- _What is asked_: Exclude the pictures and reproduce the remaining data exactly as written.

- _Available data_:
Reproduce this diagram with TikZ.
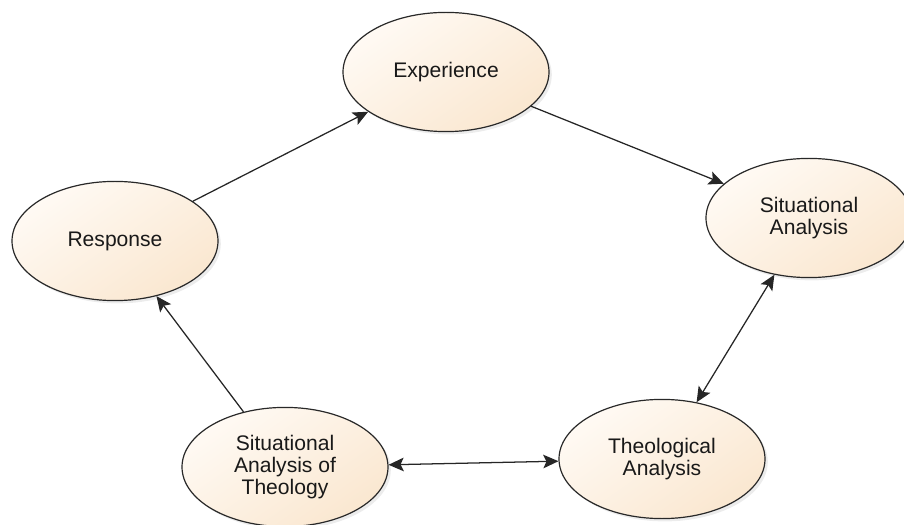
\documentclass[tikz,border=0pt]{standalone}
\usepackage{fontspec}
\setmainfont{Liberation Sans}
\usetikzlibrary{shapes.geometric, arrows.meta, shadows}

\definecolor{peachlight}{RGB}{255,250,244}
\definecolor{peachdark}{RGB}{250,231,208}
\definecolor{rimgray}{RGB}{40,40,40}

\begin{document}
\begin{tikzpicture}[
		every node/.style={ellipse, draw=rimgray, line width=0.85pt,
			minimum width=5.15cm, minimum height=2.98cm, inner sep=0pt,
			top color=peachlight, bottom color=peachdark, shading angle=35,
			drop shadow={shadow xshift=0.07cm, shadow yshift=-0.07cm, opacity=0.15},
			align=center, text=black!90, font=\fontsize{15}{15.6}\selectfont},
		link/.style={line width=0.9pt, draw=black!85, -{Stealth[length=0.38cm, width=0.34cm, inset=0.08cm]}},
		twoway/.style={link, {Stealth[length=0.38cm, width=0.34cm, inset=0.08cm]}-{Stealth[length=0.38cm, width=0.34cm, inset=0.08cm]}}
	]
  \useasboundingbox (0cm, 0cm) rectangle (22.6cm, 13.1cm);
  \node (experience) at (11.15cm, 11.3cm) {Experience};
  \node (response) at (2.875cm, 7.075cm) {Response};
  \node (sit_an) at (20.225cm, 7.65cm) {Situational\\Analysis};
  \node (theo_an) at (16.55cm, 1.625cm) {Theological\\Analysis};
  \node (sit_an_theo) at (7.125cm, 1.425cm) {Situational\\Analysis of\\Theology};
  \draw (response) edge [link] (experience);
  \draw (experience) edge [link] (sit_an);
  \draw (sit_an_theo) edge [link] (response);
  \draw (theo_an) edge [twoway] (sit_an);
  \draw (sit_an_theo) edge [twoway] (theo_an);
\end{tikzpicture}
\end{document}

- _Answer to this problem_:
Reproduce this diagram with TikZ.
\documentclass[tikz,border=0pt]{standalone}
\usepackage{fontspec}
\setmainfont{Liberation Sans}
\usetikzlibrary{shapes.geometric, arrows.meta, shadows}

\definecolor{peachlight}{RGB}{255,250,244}
\definecolor{peachdark}{RGB}{250,231,208}
\definecolor{rimgray}{RGB}{40,40,40}

\begin{document}
\begin{tikzpicture}[
		every node/.style={ellipse, draw=rimgray, line width=0.85pt,
			minimum width=5.15cm, minimum height=2.98cm, inner sep=0pt,
			top color=peachlight, bottom color=peachdark, shading angle=35,
			drop shadow={shadow xshift=0.07cm, shadow yshift=-0.07cm, opacity=0.15},
			align=center, text=black!90, font=\fontsize{15}{15.6}\selectfont},
		link/.style={line width=0.9pt, draw=black!85, -{Stealth[length=0.38cm, width=0.34cm, inset=0.08cm]}},
		twoway/.style={link, {Stealth[length=0.38cm, width=0.34cm, inset=0.08cm]}-{Stealth[length=0.38cm, width=0.34cm, inset=0.08cm]}}
	]
  \useasboundingbox (0cm, 0cm) rectangle (22.6cm, 13.1cm);
  \node (experience) at (11.15cm, 11.3cm) {Experience};
  \node (response) at (2.875cm, 7.075cm) {Response};
  \node (sit_an) at (20.225cm, 7.65cm) {Situational\\Analysis};
  \node (theo_an) at (16.55cm, 1.625cm) {Theological\\Analysis};
  \node (sit_an_theo) at (7.125cm, 1.425cm) {Situational\\Analysis of\\Theology};
  \draw (response) edge [link] (experience);
  \draw (experience) edge [link] (sit_an);
  \draw (sit_an_theo) edge [link] (response);
  \draw (theo_an) edge [twoway] (sit_an);
  \draw (sit_an_theo) edge [twoway] (theo_an);
\end{tikzpicture}
\end{document}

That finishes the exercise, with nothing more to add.